Immigration laws are enforced by the INS and Border Patrol, within the budget allotted by Congress to that purpose, and consistent with their policies of enforcement over the years. In an election year, Arizona's governor chooses to stamp her feet and tell Barack Obama how he should be enforcing laws. Well, she's got that right. Admittedly, Arizona has a bigger illegal immigrant problem than other states. They do like to dramatize it, I notice.
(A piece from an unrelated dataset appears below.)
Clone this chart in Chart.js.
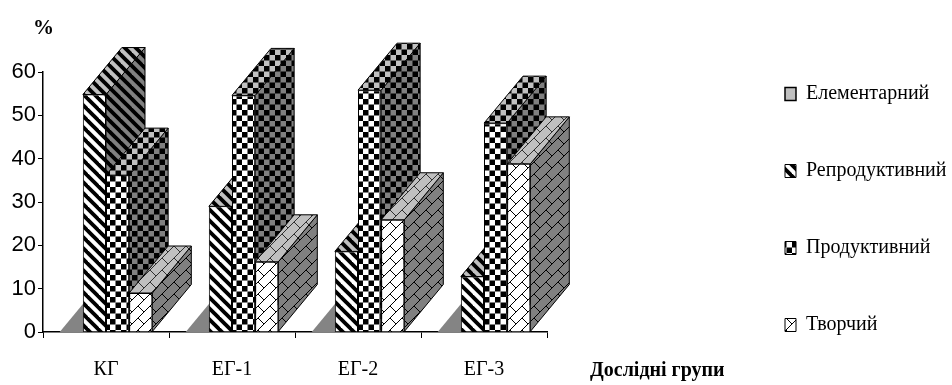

The Black Panther voter intimidation case was two guys who showed up at one Philadelphia polling station on election day in 2008, one of them carrying a night stick, who both shot off their mouths for a while while wearing urban militia costume. A cop was called, the guy with the night stick was told to leave, and did. The other one stayed for a while. Although some peripheral figures said this was part of a national Black Panther initiative, it doesn't look as there was ever more that two guys at one polling place in Philadelphia. Charges were filed by the Department of Justice, then dropped. There has apparently been some sort of investigation:
http://www.mainjustice.com/2010/10/25/civil-rights-commission-spent-almost-175000-in-black-panthers-probe/
http://online.wsj.com/article/SB10001424052970203550604574361071968458430.html

The Tea Panthers at work:
http://www.redstate.com/anitamoncrief/2010/10/21/uncle-sam-funds-acorn-poll-workers-but-tea-party-group-investigated/

My guess is that a few blockheads went out in both cases, trying to be important and intimidate some voters. Voters refused to cooperate; nobody was intimidated. Nobody will be prosecuted. A lot of partisans will feel just terrible about that, and will keep yakking on and on. Ho, hum. Doesn't seem like much of anything real happened.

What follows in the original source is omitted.